GIVEN MATERIAL:
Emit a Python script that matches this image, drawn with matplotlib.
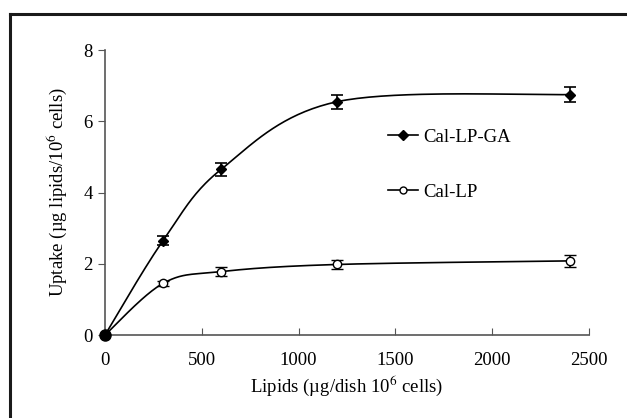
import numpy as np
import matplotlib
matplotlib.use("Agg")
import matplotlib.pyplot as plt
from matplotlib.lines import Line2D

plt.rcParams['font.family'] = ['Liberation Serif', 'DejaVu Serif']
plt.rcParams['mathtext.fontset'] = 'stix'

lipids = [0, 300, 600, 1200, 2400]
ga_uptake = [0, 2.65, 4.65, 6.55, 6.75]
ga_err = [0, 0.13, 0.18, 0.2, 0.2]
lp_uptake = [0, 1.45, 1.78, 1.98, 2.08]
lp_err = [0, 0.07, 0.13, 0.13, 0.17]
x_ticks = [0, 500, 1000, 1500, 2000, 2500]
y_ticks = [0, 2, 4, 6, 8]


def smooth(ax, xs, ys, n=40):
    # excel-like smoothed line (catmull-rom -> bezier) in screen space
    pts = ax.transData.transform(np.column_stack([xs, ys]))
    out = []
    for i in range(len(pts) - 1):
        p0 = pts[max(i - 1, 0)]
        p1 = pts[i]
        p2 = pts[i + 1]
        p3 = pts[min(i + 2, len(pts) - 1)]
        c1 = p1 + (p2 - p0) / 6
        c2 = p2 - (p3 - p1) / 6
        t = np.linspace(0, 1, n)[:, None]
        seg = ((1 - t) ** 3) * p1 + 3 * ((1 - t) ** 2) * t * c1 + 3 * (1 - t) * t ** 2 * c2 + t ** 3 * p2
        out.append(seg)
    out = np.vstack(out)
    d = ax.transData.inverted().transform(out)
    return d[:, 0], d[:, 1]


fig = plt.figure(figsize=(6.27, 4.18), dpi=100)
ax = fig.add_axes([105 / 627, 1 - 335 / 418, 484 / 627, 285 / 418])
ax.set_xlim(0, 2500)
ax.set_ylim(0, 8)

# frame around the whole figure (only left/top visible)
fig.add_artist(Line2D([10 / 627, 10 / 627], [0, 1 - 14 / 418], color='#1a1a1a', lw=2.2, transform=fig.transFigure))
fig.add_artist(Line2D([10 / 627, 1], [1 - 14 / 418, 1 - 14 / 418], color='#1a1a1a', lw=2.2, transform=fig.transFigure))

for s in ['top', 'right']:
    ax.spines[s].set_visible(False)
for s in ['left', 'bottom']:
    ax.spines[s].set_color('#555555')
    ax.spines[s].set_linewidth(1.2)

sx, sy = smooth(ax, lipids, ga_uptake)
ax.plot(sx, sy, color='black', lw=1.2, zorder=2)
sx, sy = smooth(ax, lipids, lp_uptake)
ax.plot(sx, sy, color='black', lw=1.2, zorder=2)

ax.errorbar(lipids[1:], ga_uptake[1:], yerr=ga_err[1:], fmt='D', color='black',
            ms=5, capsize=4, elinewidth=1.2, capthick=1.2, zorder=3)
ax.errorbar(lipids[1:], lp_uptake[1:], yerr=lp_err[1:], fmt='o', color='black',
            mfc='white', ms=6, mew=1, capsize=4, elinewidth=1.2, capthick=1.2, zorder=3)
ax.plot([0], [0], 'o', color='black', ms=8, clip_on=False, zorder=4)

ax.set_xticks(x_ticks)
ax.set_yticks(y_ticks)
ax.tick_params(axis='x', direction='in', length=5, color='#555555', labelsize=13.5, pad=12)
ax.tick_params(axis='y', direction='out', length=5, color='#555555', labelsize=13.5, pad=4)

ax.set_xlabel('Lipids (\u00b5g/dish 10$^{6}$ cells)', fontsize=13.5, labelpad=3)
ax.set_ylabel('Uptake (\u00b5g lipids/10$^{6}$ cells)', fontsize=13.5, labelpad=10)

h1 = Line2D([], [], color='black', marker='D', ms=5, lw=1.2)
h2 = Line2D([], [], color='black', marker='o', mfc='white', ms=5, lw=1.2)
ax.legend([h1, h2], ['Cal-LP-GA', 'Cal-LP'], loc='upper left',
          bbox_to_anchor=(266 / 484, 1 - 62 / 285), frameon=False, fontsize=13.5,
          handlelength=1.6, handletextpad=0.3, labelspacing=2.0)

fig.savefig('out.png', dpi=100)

WHAT IS ASKED: Pull every line containing the word "matplotlib" out of the material and copy it.

RESULT FOR THIS TASK:
Emit a Python script that matches this image, drawn with matplotlib.
import matplotlib
matplotlib.use("Agg")
import matplotlib.pyplot as plt
from matplotlib.lines import Line2D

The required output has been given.